Needless to say, there were plenty of books available for visitors to purchase – at special “Fair prices” alleged to be cheaper than usual, although some journalists questioned that claim last year. A couple of dozen or more literary societies, devoted to celebrating the work of a particular Swedish author, encouraged visitors to join, or just to pause at their stall and chat about mutual experiences in reading their favourite's works, and buy the T-shirt or refrigerator sticker.

The International Rights Centre was active again this year, with over thirty tables occupied by agents and publishers trying to sell each other foreign rights of books they hope will conquer the world. Most activities of this kind are concentrated on the Frankfurt Book Fair in Germany, which takes place in early October, but sterling work was put in by those behind-the-scenes people whose job it is to place their authors abroad – especially in the English-language world.

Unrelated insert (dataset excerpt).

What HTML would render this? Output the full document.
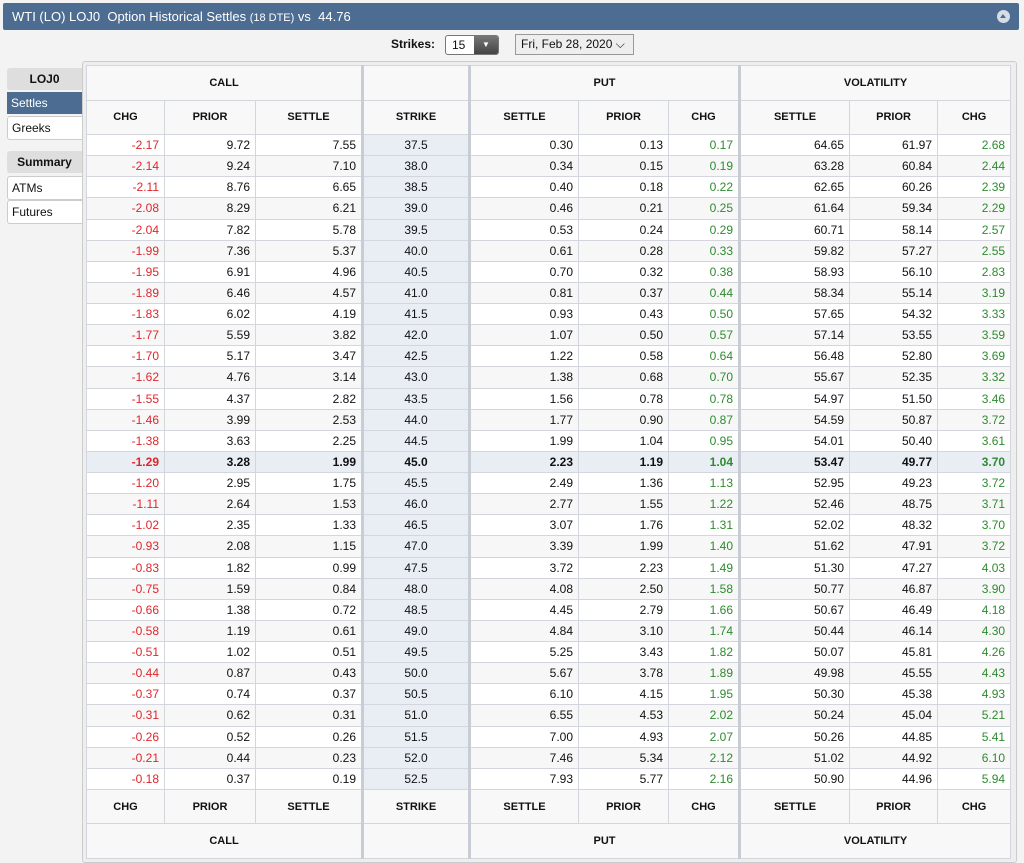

Sweden does pretty well in Germany especially, also in France, Holland and Italy; but North America, Great Britain and the Commonwealth are more difficult areas when it comes to translations from Swedish, although some progress has been made lately and the number of Swedish books appearing in English is rising. Translators from Swedish in the English-speaking world have every reason to be grateful for the work done by the unsung heroes (more usually heroines) in the Foreign Rights departments: vi tackar så mycket! And those translators present in Gothenburg were also grateful to the Swedish Institute (and not least Helen Sigeland and Daniel Gustafsson) for the support they give, the wine and nibbles that help one get through a hard day, and most especially the dinner for translators which enables colleagues from all over the world to meet and discuss their work and problems. It seemed appropriate that the name of the restaurant involved was Himlen (Heaven).